Va anche detto, però, che non è mai possibile prevedere la codificazione di tutti i casi della vita e così entra in questo discorso anche l’interpretazione della giurisprudenza: per esempio, nell’ipotesi in cui un P.M. proceda per reato di associazione per delinquere (art. 416 c.p.), per individuare il giudice competente per territorio bisognerà far riferimento al luogo in cui l’associazione è nata e dove si sono svolte le attività di programmazione delinquenziale e non al luogo in cui sono stati commessi i singoli reati riferibili all’associazione, regola che varrà soltanto se la prova di quella “nascita associativa” non vi fosse: in tal caso, cioè, varrà il criterio subordinato del luogo di commissione del primo reato.
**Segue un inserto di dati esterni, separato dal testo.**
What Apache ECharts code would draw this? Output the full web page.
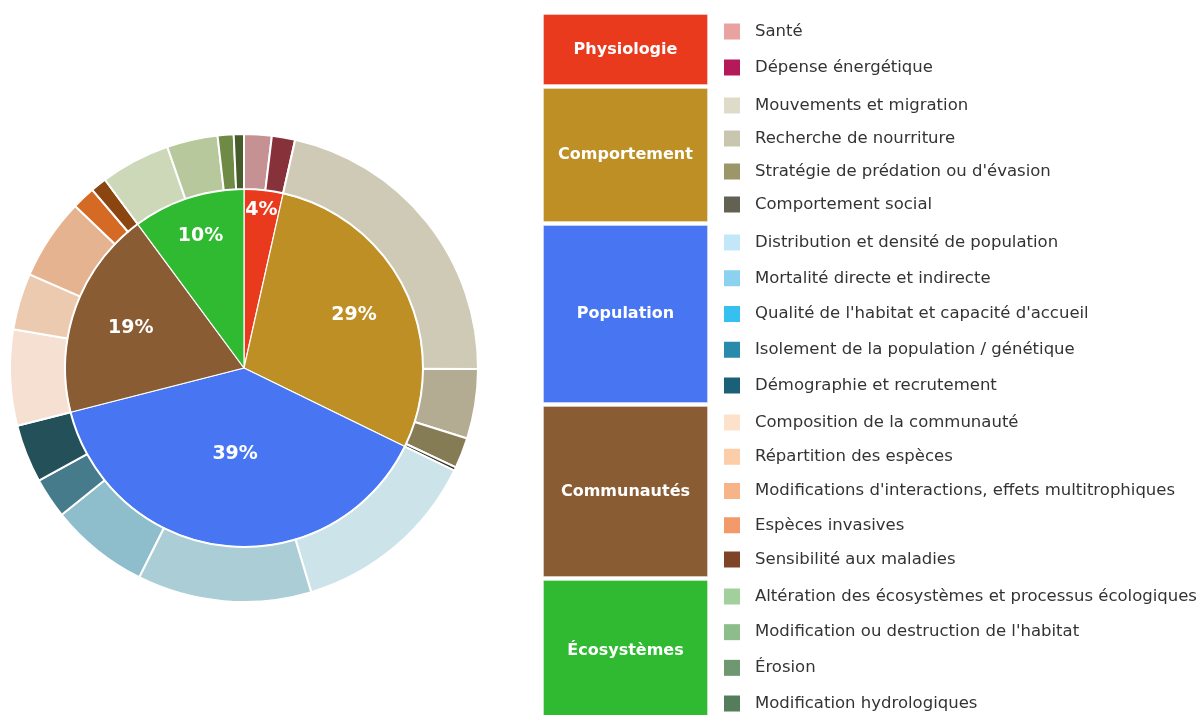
<!DOCTYPE html>
<html>
<head>
<meta charset="utf-8">
<script src="https://cdn.jsdelivr.net/npm/echarts@6/dist/echarts.min.js"></script>
<style>
  html, body { margin: 0; padding: 0; background: #fff; }
  #chart { width: 1199px; height: 715px; }
</style>
</head>
<body>
<div id="chart"></div>
<script>
const categories = ["Physiologie", "Comportement", "Population", "Communautés", "Écosystèmes"];
const categoryValues = [3.5, 28.65, 38.7, 18.8, 10.1];
const categoryColors = ["#ea3a1e", "#bd8f24", "#4876f3", "#8a5c33", "#2fba31"];

const subNames = [
  ["Santé", "Dépense énergétique"],
  ["Mouvements et migration", "Recherche de nourriture", "Stratégie de prédation ou d'évasion", "Comportement social"],
  ["Distribution et densité de population", "Mortalité directe et indirecte", "Qualité de l'habitat et capacité d'accueil", "Isolement de la population / génétique", "Démographie et recrutement"],
  ["Composition de la communauté", "Répartition des espèces", "Modifications d'interactions, effets multitrophiques", "Espèces invasives", "Sensibilité aux maladies"],
  ["Altération des écosystèmes et processus écologiques", "Modification ou destruction de l'habitat", "Érosion", "Modification hydrologiques"]
];
const subValues = [
  [1.9, 1.6],
  [21.5, 4.8, 2.1, 0.25],
  [13.1, 12.0, 6.8, 2.8, 4.0],
  [6.6, 3.9, 5.6, 1.6, 1.1],
  [4.8, 3.5, 1.1, 0.7]
];
// colours of the outer ring
const ringColors = [
  ["#c59192", "#87313a"],
  ["#cfcab6", "#b3ac92", "#857c55", "#3d3a2a"],
  ["#cce3ea", "#aacdd6", "#8ebdcb", "#457b8a", "#235059"],
  ["#f5e0d2", "#eccab0", "#e6b390", "#d46a24", "#8b4510"],
  ["#ccd8b8", "#b7c89c", "#6f8a45", "#465c2b"]
];
// colours of the legend squares
const legendColors = [
  ["#e8a3a0", "#b5195a"],
  ["#dedcc8", "#c9c6b0", "#9c9669", "#626152"],
  ["#c3e6f8", "#8cd2f0", "#35c0f0", "#2a8aac", "#1a6077"],
  ["#fde2cb", "#fbcda8", "#f7b488", "#f39a6a", "#7e4427"],
  ["#a1d09c", "#8dbd8a", "#6f9770", "#557d5c"]
];

// layout of the right hand key
const boxTops = [14, 88, 225, 406, 580];
const boxHeights = [70, 133, 177, 170, 140];
const legendTops = [23, 97, 234, 414, 588];
const legendGaps = [19, 16, 18.75, 17.25, 18.67];
const labelRadius = [0.86, 0.66, 0.47, 0.65, 0.75];

const CENTER = [244, 368];
const R_IN = 179;
const R_OUT = 234;

const chart = echarts.init(document.getElementById("chart"));

const innerData = categories.map((name, i) => ({
  name,
  value: categoryValues[i],
  itemStyle: { color: categoryColors[i] }
}));

const outerData = [];
subNames.forEach((group, i) => {
  group.forEach((name, j) => {
    outerData.push({ name, value: subValues[i][j], itemStyle: { color: ringColors[i][j] } });
  });
});

const legends = subNames.map((group, i) => ({
  orient: "vertical",
  left: 724,
  top: legendTops[i],
  height: 240,
  itemGap: legendGaps[i],
  itemWidth: 16,
  itemHeight: 16,
  padding: 0,
  icon: "rect",
  selectedMode: false,
  textStyle: {
    fontFamily: "DejaVu Sans",
    fontSize: 16.5,
    color: "#333",
    lineHeight: 16,
    padding: [0, 0, 0, 10]
  },
  data: group.map((name, j) => ({
    name,
    itemStyle: { color: legendColors[i][j], borderWidth: 0 }
  }))
}));

const boxes = categories.map((name, i) => ({
  type: "rect",
  left: 543,
  top: boxTops[i],
  shape: { width: 164, height: boxHeights[i] },
  style: { fill: categoryColors[i], stroke: "rgba(255,255,255,0.35)", lineWidth: 1 },
  textContent: {
    style: {
      text: name,
      fill: "#fff",
      font: "bold 16px 'DejaVu Sans'"
    }
  },
  textConfig: { position: "inside" }
}));

chart.setOption({
  backgroundColor: "#fff",
  animation: false,
  legend: legends,
  graphic: boxes,
  series: [
    {
      name: "Catégories",
      type: "pie",
      center: CENTER,
      radius: [0, R_IN],
      startAngle: 90,
      silent: true,
      itemStyle: { borderColor: "#fff", borderWidth: 1.2 },
      label: {
        show: true,
        position: "inside",
        formatter: (p) => Math.round(p.value) + "%",
        color: "#fff",
        fontFamily: "DejaVu Sans",
        fontWeight: "bold",
        fontSize: 19
      },
      labelLayout: (params) => {
        const r = params.labelRect;
        const lx = r.x + r.width / 2 - CENTER[0];
        const ly = r.y + r.height / 2 - CENTER[1];
        const k = labelRadius[params.dataIndex] / 0.5 - 1;
        return { dx: lx * k, dy: ly * k };
      },
      data: innerData
    },
    {
      name: "Sous-catégories",
      type: "pie",
      center: CENTER,
      radius: [R_IN, R_OUT],
      startAngle: 90,
      silent: true,
      itemStyle: { borderColor: "#fff", borderWidth: 2 },
      label: { show: false },
      labelLine: { show: false },
      data: outerData
    }
  ]
});
</script>
</body>
</html>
Dunque, competenza e riferimento al giudice e non al Pubblico Ministero: ma che cosa è possibile fare nel caso in cui le indagini siano iniziate e portate avanti dal un Pubblico Ministero che “ siede” presso un giudice territorialmente incompetente? L’art. 22 c.p.p. prevede che nel momento in cui il giudice per le indagini preliminari, interessato per qualunque ragione dal “suo” P.M. , riconosca la propria incompetenza per qualsiasi causa, lo pronuncia con ordinanza e restituisce gli atti al Pubblico Ministero. Lo stesso articolo prevede però al comma successivo che quella ordinanza produce effetti solo limitatamente al provvedimento richiesto; quindi il P.M. rimane libero di proseguire le sue indagini, a meno che il provvedimento che aveva chiesto al giudice non venga da lui ritenuto irrinunciabile: in tal caso dovrà trasmettere gli atti all’ufficio di Procura presso il giudice indicato come competente.
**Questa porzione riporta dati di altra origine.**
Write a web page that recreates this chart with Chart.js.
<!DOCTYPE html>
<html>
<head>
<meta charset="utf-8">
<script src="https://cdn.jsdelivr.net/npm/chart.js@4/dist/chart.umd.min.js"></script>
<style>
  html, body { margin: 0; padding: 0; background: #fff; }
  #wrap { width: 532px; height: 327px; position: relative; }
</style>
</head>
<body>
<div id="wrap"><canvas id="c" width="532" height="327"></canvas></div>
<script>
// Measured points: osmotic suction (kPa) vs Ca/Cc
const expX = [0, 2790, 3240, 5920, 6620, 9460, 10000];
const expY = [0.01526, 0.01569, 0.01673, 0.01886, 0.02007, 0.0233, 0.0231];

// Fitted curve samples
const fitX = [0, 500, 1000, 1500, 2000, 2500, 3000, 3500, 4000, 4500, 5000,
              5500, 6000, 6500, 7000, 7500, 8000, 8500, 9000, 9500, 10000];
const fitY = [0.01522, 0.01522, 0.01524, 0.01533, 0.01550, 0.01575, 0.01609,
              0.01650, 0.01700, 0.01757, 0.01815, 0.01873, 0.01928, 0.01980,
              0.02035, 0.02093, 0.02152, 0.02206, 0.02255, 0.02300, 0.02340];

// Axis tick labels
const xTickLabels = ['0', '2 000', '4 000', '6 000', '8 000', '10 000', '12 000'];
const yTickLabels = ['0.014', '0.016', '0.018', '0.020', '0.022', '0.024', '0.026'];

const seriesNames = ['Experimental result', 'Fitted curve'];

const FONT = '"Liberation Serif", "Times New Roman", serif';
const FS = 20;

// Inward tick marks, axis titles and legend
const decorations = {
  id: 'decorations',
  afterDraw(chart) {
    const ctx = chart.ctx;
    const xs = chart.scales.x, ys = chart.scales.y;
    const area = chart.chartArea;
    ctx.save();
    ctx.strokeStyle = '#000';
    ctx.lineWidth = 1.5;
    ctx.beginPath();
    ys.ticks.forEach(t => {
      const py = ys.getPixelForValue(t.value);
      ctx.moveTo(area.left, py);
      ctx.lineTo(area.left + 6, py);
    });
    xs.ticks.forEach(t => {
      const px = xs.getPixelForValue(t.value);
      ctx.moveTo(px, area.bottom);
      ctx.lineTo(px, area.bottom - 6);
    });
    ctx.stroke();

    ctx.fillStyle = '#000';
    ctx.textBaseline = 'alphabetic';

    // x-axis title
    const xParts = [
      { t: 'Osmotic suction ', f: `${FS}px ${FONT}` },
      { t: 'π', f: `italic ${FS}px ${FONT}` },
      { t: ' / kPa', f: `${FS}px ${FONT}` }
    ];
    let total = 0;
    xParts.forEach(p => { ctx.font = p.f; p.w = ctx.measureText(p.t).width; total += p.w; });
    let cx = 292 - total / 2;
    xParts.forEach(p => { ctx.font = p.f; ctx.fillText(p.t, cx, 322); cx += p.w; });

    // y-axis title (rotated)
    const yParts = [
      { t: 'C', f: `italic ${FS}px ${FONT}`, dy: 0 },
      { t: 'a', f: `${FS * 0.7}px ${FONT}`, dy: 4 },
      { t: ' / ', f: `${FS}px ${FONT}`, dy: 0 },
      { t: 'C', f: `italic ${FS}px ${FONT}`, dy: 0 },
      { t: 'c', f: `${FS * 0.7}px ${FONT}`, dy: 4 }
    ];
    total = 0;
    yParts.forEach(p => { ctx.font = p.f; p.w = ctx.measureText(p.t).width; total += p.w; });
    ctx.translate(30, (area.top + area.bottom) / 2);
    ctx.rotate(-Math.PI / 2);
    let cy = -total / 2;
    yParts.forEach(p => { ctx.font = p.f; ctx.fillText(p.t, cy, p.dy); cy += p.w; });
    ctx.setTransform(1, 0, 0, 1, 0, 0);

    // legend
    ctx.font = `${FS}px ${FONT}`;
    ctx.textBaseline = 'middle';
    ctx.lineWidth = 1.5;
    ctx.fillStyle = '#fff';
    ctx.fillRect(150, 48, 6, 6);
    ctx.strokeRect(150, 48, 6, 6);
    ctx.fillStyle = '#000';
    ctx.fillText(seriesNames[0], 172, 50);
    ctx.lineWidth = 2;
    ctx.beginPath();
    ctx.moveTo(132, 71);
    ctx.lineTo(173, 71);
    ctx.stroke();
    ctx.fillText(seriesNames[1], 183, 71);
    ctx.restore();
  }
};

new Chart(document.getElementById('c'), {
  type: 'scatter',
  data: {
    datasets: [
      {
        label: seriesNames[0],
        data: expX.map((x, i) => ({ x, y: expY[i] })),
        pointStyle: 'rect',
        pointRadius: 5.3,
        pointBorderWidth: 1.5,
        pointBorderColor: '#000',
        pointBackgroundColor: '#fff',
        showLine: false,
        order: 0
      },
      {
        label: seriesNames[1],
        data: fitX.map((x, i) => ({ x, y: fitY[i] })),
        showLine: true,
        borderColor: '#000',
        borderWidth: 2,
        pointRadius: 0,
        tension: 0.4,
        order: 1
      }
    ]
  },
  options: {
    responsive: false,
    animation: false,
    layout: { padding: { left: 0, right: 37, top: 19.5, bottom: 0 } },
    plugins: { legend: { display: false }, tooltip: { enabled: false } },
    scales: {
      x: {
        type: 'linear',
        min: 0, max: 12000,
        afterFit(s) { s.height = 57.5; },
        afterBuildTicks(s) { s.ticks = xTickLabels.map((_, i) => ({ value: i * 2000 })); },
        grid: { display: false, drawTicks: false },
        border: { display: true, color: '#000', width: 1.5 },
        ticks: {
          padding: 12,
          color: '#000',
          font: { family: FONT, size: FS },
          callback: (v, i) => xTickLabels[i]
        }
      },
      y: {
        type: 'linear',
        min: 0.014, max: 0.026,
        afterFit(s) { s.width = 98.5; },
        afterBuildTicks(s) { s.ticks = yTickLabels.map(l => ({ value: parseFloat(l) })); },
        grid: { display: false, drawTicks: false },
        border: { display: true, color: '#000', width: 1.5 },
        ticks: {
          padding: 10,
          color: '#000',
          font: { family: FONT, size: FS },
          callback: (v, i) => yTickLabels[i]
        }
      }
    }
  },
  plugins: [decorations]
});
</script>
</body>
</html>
E’ infine possibile da parte dell’indagato, il quale ritenga che il reato appartenga alla competenza di un giudice diverso da quello presso il quale esercita la sue funzioni il P.M. che sta indagando, di chiedergli la trasmissione degli atti all’ufficio di Procura presso il giudice che l’indagato ritenga competente, e se il P.M. non lo fa la richiesta può essere riproposta al Procuratore Generale.
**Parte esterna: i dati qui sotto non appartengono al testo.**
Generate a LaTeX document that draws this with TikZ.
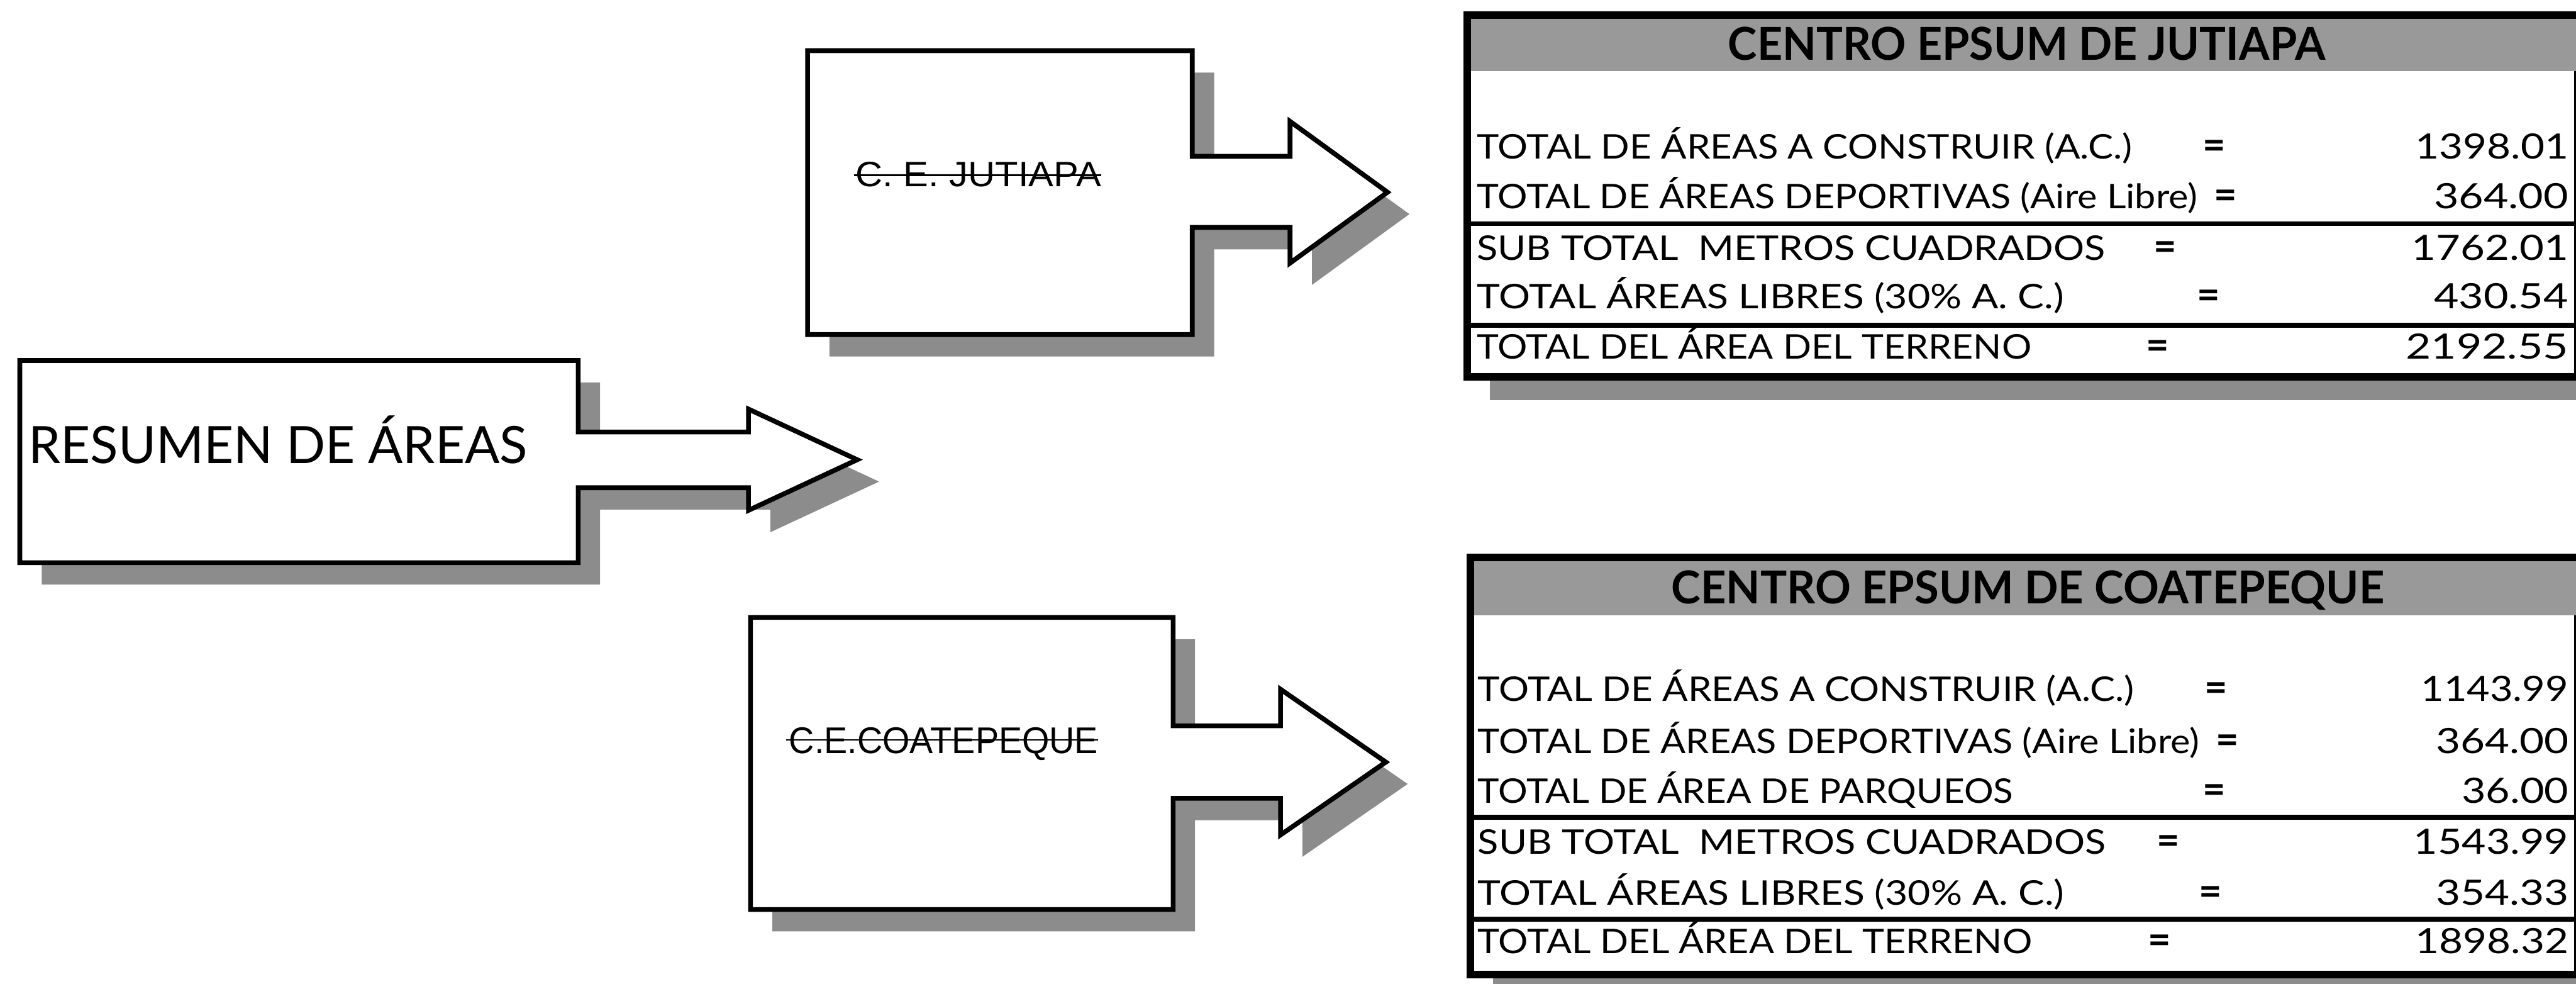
\documentclass[tikz,border=0pt]{standalone}
\usepackage{fontspec}
\usepackage{graphicx}
\setmainfont{Lato}
\newfontfamily\labelfont{Liberation Sans}

% outlines of the block arrows (box + shaft + head), in 0.1 mm units
\newcommand\resumenshape{(58,1054) -- (1691,1054) -- (1691,1263) -- (2189,1263) -- (2189,1196) -- (2507,1344) -- (2189,1492) -- (2189,1426) -- (1691,1426) -- (1691,1645) -- (58,1645) -- cycle}
\newcommand\jutiapashape{(2362,148) -- (3487,148) -- (3487,457) -- (3773,457) -- (3773,355) -- (4058,562) -- (3773,769) -- (3773,665) -- (3487,665) -- (3487,978) -- (2362,978) -- cycle}
\newcommand\coatepequeshape{(2195,1805) -- (3431,1805) -- (3431,2122) -- (3745,2122) -- (3745,2015) -- (4053,2228) -- (3745,2441) -- (3745,2334) -- (3431,2334) -- (3431,2659) -- (2195,2659) -- cycle}

\begin{document}
\begin{tikzpicture}[x=0.01cm,y=-0.01cm,
  outline/.style={draw=black,line width=1.4mm,line join=miter,fill=white},
  stipple/.style={fill=black!45},
  band/.style={fill=black!40},
  tableframe/.style={draw=black,line width=2.2mm,fill=white},
  rule/.style={draw=black,line width=1.4mm},
  strike/.style={draw=black,line width=0.5mm},
  txt/.style={inner sep=0pt,outer sep=0pt,anchor=base west},
  rowtext/.style={txt,font=\fontsize{28.2pt}{34pt}\selectfont},
  num/.style={inner sep=0pt,outer sep=0pt,anchor=base east,font=\fontsize{29pt}{34pt}\selectfont},
  eq/.style={inner sep=0pt,outer sep=0pt,anchor=base,font=\bfseries\fontsize{33pt}{38pt}\selectfont},
  head/.style={txt,font=\bfseries\fontsize{37.7pt}{44pt}\selectfont},
]
\path[use as bounding box] (0,0) rectangle (7534,2876);
\clip (0,0) rectangle (7534,2876);

% ---- block arrows with drop shadows ----
\begin{scope}[shift={(64,64)}]
  \fill[stipple] \resumenshape;
  \fill[stipple] \jutiapashape;
  \fill[stipple] \coatepequeshape;
\end{scope}
\draw[outline] \resumenshape;
\draw[outline] \jutiapashape;
\draw[outline] \coatepequeshape;

\node[txt,font=\fontsize{42.8pt}{50pt}\selectfont] (resumen) at (83,1355)
  {\resizebox{145.9mm}{\height}{RESUMEN DE ÁREAS}};
\node[txt,font=\labelfont\fontsize{29.3pt}{35pt}\selectfont] (jlabel) at (2503,546)
  {\resizebox{71.7mm}{\height}{C. E. JUTIAPA}};
\draw[strike] ([xshift=-0.6mm,yshift=3.4mm]jlabel.base west) -- ([yshift=3.4mm]jlabel.base east);
\node[txt,font=\labelfont\fontsize{30.9pt}{36pt}\selectfont] (clabel) at (2308,2202)
  {\resizebox{90.3mm}{\height}{C.E.COATEPEQUE}};
\draw[strike] ([xshift=-0.8mm,yshift=3.9mm]clabel.base west) -- ([yshift=3.9mm]clabel.base east);

% ---- table: Jutiapa ----
\fill[stipple] (4358,100) rectangle (7600,1170);
\draw[tableframe] (4291,44) rectangle (7540,1102);
\fill[band] (4302,55) rectangle (7534,207);
\draw[rule] (4291,654) -- (7540,654);
\draw[rule] (4291,951) -- (7540,951);
\node[head] (jhead) at (5054,176) {\resizebox{174.6mm}{\height}{CENTRO EPSUM DE JUTIAPA}};

\node[rowtext] (j1) at (4319,464) {\resizebox{191.6mm}{\height}{TOTAL DE ÁREAS A CONSTRUIR (A.C.)}};
\node[eq] (j1eq) at (6476,464) {=};
\node[num] (j1v) at (7512,464) {\resizebox{44.8mm}{\height}{1398.01}};

\node[rowtext] (j2) at (4319,610) {\resizebox{210.6mm}{\height}{TOTAL DE ÁREAS DEPORTIVAS (Aire Libre)}};
\node[eq] (j2eq) at (6509,610) {=};
\node[num] (j2v) at (7512,610) {\resizebox{39.3mm}{\height}{364.00}};

\node[rowtext] (j3) at (4319,760) {\resizebox{183.7mm}{\height}{SUB TOTAL~~METROS CUADRADOS}};
\node[eq] (j3eq) at (6332,760) {=};
\node[num] (j3v) at (7512,760) {\resizebox{45.8mm}{\height}{1762.01}};

\node[rowtext] (j4) at (4319,902) {\resizebox{171.6mm}{\height}{TOTAL ÁREAS LIBRES (30\% A. C.)}};
\node[eq] (j4eq) at (6460,902) {=};
\node[num] (j4v) at (7512,902) {\resizebox{39.3mm}{\height}{430.54}};

\node[rowtext] (j5) at (4319,1049) {\resizebox{162.1mm}{\height}{TOTAL DEL ÁREA DEL TERRENO}};
\node[eq] (j5eq) at (6311,1049) {=};
\node[num] (j5v) at (7512,1049) {\resizebox{47.5mm}{\height}{2192.55}};

% ---- table: Coatepeque ----
\fill[stipple] (4367,1690) rectangle (7600,2920);
\draw[tableframe] (4300,1630) rectangle (7540,2850);
\fill[band] (4311,1641) rectangle (7534,1798);
\draw[rule] (4300,2389) -- (7540,2389);
\draw[rule] (4300,2687) -- (7540,2687);
\node[head] (chead) at (4888,1765) {\resizebox{208.4mm}{\height}{CENTRO EPSUM DE COATEPEQUE}};

\node[rowtext] (c1) at (4322,2050) {\resizebox{191.8mm}{\height}{TOTAL DE ÁREAS A CONSTRUIR (A.C.)}};
\node[eq] (c1eq) at (6482,2050) {=};
\node[num] (c1v) at (7512,2050) {\resizebox{43.1mm}{\height}{1143.99}};

\node[rowtext] (c2) at (4322,2202) {\resizebox{210.9mm}{\height}{TOTAL DE ÁREAS DEPORTIVAS (Aire Libre)}};
\node[eq] (c2eq) at (6514,2202) {=};
\node[num] (c2v) at (7512,2202) {\resizebox{38.8mm}{\height}{364.00}};

\node[rowtext] (c3) at (4322,2348) {\resizebox{156.5mm}{\height}{TOTAL DE ÁREA DE PARQUEOS}};
\node[eq] (c3eq) at (6476,2348) {=};
\node[num] (c3v) at (7512,2348) {\resizebox{31.2mm}{\height}{36.00}};

\node[rowtext] (c4) at (4322,2497) {\resizebox{183.6mm}{\height}{SUB TOTAL~~METROS CUADRADOS}};
\node[eq] (c4eq) at (6341,2497) {=};
\node[num] (c4v) at (7512,2497) {\resizebox{45.3mm}{\height}{1543.99}};

\node[rowtext] (c5) at (4322,2645) {\resizebox{171.4mm}{\height}{TOTAL ÁREAS LIBRES (30\% A. C.)}};
\node[eq] (c5eq) at (6465,2645) {=};
\node[num] (c5v) at (7512,2645) {\resizebox{38.8mm}{\height}{354.33}};

\node[rowtext] (c6) at (4322,2787) {\resizebox{162.0mm}{\height}{TOTAL DEL ÁREA DEL TERRENO}};
\node[eq] (c6eq) at (6316,2787) {=};
\node[num] (c6v) at (7512,2787) {\resizebox{44.8mm}{\height}{1898.32}};
\end{tikzpicture}
\end{document}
I rimedi dunque ad una patologia dell’indagine preliminare vi sono, e sono previsti sia dal codice che dall’interpretazione giurisprudenziale: ma restano evidentemente spazi di praticabilità ove possono collocarsi uffici di Procura che ritengano di poter procedere – specialmente ipotizzando un reato associativo – a prescindere dai parametri di cui finora si è visto. Senza minimamente dubitare dell’etica e della professionalità di quegli uffici di Procura, si deve constatare che eventualità del genere non farebbero brillare di luce splendente quei magistrati del pubblico ministero che indagassero su reati per i quali il “loro” giudice è incompetente, e quei giudici per le indagini preliminari che prima emettessero provvedimenti basati sulla tacita affermazione della propria competenza – per esempio territoriale – e successivamente con altro provvedimento si dichiarassero incompetenti – per esempio territorialmente -.
Una piccola ipotesi che possa prevedere un tentativo, se non di soluzione, di alleggerimento di queste situazioni potrebbe trovarsi nella modifica dell’art. 22 c.p.p., nel senso di prevedere, anche nel caso di cui al primo comma (“il giudice, se riconosce la propria incompetenza, pronuncia ordinanza e dispone la restituzione degli atti al Pubblico Ministero”) il potere di ordinare fin da quel momento la trasmissione degli atti al Pubblico Ministero presso il giudice competente.
E’ una ipotesi, naturalmente, ma è soprattutto un invito a discuterne.